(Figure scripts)
________________________
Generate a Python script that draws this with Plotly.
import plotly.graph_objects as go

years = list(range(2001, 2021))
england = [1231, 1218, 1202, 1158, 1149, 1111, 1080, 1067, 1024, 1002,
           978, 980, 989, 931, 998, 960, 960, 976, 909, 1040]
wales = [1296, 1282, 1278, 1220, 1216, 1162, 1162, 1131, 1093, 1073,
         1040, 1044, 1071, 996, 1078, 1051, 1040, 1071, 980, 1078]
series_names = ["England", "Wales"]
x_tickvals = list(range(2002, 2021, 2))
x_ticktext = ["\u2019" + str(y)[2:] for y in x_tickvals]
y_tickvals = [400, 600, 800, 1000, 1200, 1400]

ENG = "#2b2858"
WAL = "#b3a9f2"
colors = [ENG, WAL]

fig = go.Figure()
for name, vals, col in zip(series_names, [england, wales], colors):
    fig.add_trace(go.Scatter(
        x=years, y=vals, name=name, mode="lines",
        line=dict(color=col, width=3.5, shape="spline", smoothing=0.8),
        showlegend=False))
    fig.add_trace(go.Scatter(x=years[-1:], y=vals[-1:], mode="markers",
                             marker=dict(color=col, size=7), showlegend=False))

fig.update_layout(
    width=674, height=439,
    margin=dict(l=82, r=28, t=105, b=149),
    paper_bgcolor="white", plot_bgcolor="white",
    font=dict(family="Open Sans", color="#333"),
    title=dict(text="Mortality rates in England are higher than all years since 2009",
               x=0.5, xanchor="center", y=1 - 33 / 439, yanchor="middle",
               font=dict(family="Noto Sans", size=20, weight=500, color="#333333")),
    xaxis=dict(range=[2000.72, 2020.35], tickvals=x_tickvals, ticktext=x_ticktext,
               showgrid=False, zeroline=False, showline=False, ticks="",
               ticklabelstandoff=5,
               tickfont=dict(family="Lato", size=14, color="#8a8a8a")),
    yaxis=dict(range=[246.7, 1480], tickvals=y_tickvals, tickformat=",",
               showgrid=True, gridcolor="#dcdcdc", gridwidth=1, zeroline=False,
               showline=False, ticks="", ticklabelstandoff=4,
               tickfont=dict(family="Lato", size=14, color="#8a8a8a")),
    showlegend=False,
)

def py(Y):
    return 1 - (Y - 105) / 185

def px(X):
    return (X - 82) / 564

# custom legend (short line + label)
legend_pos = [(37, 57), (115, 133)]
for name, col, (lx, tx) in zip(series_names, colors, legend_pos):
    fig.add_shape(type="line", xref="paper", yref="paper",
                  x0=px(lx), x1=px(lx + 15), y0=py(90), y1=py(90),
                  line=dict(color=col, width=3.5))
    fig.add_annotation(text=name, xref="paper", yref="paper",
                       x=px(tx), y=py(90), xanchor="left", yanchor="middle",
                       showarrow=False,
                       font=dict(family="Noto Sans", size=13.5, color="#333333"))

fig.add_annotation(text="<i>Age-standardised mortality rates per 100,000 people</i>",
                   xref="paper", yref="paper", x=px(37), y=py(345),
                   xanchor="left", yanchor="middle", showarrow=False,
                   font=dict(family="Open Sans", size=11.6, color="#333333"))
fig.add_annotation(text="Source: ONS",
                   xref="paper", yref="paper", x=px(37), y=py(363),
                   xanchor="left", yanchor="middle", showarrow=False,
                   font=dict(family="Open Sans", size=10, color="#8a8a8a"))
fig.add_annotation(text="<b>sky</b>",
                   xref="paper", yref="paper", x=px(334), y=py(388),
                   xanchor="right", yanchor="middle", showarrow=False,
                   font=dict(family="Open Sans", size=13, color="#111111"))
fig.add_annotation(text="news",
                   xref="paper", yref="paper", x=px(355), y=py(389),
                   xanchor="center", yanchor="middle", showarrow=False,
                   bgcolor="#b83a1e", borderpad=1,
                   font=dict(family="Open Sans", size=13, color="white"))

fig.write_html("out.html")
________________________
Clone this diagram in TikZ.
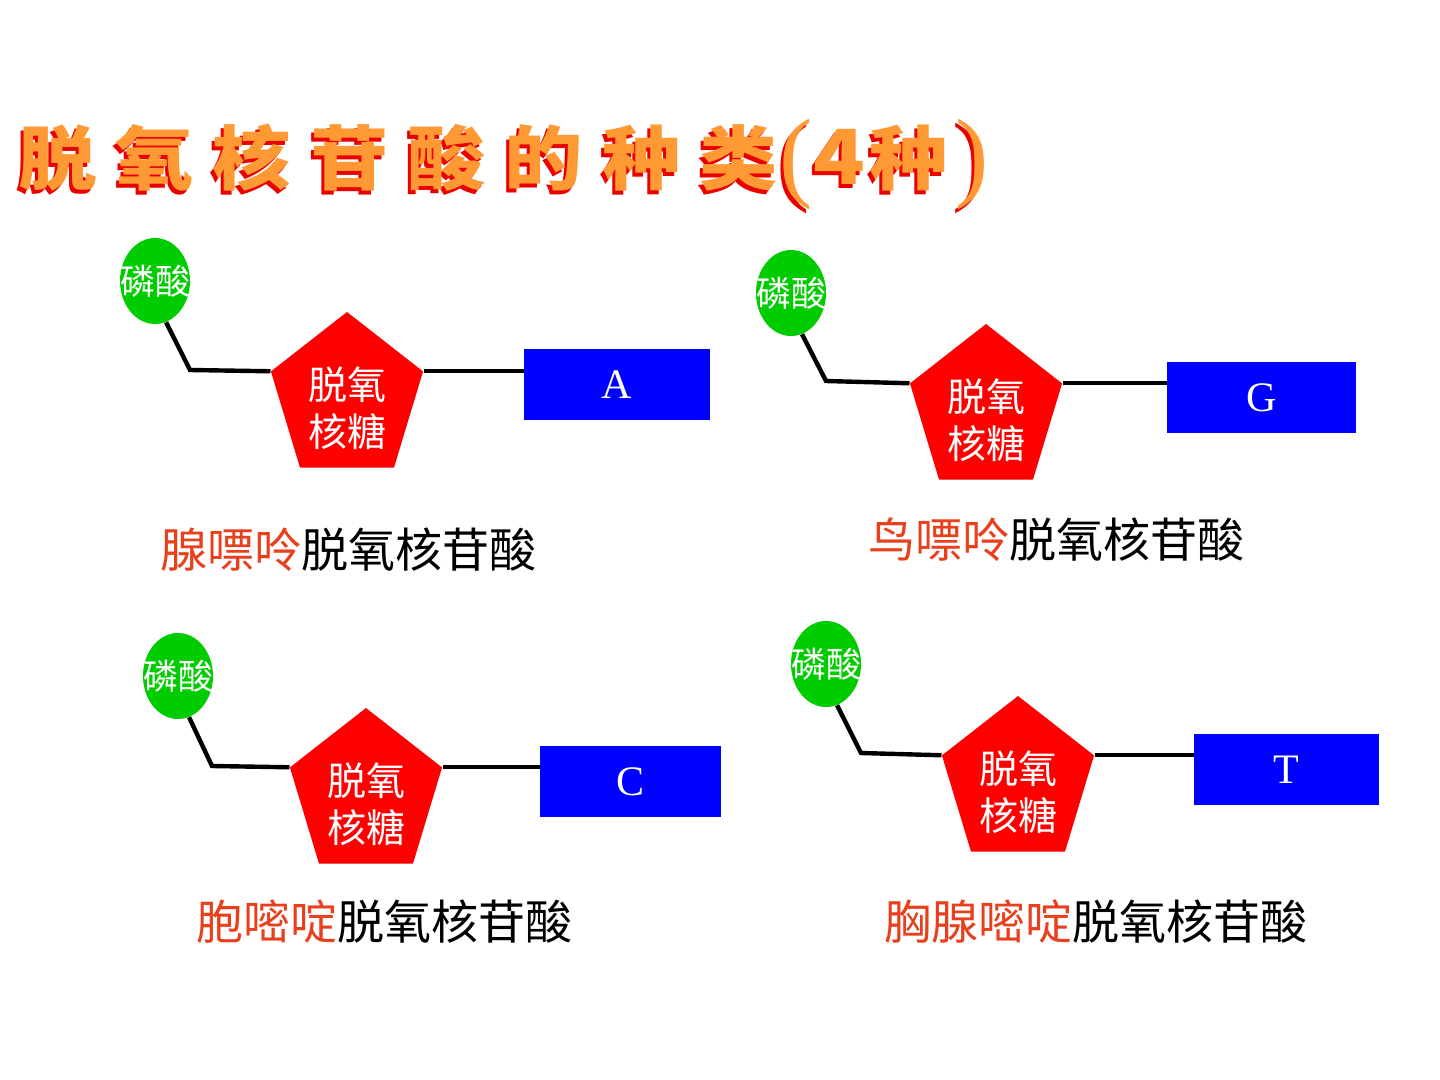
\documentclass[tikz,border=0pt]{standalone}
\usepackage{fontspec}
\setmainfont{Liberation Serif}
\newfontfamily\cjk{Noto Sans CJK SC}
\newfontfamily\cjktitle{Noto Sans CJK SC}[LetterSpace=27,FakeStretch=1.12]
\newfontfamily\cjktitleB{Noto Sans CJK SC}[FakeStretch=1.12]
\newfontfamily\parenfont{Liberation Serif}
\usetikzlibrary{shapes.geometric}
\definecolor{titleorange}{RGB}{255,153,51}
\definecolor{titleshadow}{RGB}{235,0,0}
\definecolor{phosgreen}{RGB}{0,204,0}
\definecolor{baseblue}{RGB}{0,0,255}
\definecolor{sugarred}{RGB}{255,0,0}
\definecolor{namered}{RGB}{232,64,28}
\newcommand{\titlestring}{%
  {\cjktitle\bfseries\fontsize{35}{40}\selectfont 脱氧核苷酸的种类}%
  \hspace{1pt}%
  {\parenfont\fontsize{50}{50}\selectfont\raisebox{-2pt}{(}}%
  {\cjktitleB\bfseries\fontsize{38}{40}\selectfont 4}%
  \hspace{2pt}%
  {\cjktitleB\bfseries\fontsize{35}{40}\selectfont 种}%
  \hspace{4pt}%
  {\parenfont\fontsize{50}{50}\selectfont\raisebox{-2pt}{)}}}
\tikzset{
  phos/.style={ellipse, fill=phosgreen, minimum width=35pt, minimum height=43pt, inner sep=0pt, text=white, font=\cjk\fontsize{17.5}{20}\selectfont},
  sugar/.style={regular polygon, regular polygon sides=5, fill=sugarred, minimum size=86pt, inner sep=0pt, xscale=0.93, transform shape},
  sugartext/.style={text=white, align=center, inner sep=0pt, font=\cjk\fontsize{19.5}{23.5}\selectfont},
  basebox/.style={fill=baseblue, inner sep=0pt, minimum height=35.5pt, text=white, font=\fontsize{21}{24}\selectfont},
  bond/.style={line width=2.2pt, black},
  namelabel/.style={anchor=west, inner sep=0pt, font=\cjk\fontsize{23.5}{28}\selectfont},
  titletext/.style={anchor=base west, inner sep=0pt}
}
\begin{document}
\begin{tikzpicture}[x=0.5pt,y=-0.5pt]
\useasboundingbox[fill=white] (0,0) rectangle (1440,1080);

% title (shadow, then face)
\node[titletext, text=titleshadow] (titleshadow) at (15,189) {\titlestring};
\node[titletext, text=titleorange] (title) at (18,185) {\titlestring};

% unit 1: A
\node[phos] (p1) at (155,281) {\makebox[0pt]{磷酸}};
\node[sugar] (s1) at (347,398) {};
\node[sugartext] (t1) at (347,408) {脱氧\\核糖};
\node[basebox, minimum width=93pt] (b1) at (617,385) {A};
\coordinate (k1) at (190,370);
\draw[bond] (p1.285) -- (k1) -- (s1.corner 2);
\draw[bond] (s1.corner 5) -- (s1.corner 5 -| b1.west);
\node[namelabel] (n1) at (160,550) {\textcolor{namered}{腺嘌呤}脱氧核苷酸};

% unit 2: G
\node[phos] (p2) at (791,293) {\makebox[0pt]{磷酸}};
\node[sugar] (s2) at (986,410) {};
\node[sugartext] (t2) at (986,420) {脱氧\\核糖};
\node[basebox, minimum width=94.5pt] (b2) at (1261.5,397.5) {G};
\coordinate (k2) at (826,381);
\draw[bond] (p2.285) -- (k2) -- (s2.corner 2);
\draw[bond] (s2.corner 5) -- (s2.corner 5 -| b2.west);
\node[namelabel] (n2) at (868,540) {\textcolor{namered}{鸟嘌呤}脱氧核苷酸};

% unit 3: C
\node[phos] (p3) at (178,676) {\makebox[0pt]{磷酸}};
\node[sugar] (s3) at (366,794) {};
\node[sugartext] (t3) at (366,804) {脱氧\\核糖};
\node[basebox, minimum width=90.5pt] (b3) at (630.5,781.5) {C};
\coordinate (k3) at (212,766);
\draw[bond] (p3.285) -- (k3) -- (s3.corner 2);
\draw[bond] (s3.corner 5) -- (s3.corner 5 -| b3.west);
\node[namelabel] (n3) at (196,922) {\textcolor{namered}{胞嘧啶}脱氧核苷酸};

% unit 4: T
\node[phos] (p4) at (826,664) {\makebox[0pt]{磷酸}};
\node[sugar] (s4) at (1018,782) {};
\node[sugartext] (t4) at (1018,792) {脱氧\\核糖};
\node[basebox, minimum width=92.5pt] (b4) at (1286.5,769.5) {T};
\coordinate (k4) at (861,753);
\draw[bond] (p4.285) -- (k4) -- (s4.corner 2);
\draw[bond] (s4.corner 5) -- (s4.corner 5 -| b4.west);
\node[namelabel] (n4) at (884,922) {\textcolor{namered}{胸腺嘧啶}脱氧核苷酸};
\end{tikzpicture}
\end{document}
________________________
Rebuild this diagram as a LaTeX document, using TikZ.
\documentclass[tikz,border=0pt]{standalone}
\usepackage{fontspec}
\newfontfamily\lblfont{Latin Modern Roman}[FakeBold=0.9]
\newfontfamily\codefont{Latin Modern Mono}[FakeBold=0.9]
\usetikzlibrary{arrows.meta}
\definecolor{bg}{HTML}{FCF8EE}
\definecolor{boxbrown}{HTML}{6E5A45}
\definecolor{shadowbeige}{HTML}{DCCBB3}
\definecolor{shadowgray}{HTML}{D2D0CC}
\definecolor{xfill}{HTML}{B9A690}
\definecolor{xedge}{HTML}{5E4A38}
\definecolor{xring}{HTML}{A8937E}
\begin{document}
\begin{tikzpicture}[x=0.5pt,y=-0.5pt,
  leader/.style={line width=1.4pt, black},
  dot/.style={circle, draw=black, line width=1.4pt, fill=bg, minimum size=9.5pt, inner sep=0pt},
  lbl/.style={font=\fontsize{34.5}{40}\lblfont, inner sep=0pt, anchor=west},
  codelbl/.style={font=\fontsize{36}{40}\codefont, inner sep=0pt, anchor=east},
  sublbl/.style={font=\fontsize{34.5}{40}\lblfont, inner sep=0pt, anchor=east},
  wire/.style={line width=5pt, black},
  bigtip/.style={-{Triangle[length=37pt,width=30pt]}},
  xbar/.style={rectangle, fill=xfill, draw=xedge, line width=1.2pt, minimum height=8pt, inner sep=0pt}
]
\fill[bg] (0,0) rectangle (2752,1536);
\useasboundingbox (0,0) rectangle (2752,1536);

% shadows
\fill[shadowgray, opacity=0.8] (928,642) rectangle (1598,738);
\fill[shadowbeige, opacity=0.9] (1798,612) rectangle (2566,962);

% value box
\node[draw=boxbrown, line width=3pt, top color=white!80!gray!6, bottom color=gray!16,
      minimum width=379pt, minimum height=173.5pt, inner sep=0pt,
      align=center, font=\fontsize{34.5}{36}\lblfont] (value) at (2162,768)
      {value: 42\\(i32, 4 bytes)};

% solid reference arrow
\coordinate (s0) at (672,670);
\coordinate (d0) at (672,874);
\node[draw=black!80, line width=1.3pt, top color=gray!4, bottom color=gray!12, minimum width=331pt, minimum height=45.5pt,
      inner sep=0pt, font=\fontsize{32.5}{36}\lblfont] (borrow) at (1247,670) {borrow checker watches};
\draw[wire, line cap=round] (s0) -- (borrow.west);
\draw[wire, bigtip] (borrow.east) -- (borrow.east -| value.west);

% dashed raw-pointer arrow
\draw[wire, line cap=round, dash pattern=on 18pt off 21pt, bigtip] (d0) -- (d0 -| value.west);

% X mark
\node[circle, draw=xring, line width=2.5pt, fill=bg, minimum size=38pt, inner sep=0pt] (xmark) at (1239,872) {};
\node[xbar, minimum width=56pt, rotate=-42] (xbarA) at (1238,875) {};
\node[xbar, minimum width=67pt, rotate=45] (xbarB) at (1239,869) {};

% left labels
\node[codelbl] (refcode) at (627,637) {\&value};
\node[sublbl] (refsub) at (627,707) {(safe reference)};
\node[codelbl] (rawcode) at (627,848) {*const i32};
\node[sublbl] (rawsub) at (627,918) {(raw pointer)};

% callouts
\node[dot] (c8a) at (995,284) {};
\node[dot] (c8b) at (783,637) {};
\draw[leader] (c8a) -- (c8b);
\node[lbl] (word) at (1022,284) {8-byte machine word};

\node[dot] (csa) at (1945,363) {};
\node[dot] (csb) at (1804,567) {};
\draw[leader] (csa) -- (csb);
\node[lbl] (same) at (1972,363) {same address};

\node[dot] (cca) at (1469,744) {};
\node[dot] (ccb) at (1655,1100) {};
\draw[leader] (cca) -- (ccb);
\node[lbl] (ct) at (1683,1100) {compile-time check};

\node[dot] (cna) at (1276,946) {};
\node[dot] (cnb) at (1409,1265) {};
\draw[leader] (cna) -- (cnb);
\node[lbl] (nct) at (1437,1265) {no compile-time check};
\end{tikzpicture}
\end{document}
________________________
# Aim of the exercise
Within the listing above, locate the line containing "Generate a Python" and the line containing "marker=dict(color=col, size=7), showlegend=False))". Reproduce those two lines and all lines between them exactly, with nothing added.

# Solution below
Generate a Python script that draws this with Plotly.
import plotly.graph_objects as go

years = list(range(2001, 2021))
england = [1231, 1218, 1202, 1158, 1149, 1111, 1080, 1067, 1024, 1002,
           978, 980, 989, 931, 998, 960, 960, 976, 909, 1040]
wales = [1296, 1282, 1278, 1220, 1216, 1162, 1162, 1131, 1093, 1073,
         1040, 1044, 1071, 996, 1078, 1051, 1040, 1071, 980, 1078]
series_names = ["England", "Wales"]
x_tickvals = list(range(2002, 2021, 2))
x_ticktext = ["\u2019" + str(y)[2:] for y in x_tickvals]
y_tickvals = [400, 600, 800, 1000, 1200, 1400]

ENG = "#2b2858"
WAL = "#b3a9f2"
colors = [ENG, WAL]

fig = go.Figure()
for name, vals, col in zip(series_names, [england, wales], colors):
    fig.add_trace(go.Scatter(
        x=years, y=vals, name=name, mode="lines",
        line=dict(color=col, width=3.5, shape="spline", smoothing=0.8),
        showlegend=False))
    fig.add_trace(go.Scatter(x=years[-1:], y=vals[-1:], mode="markers",
                             marker=dict(color=col, size=7), showlegend=False))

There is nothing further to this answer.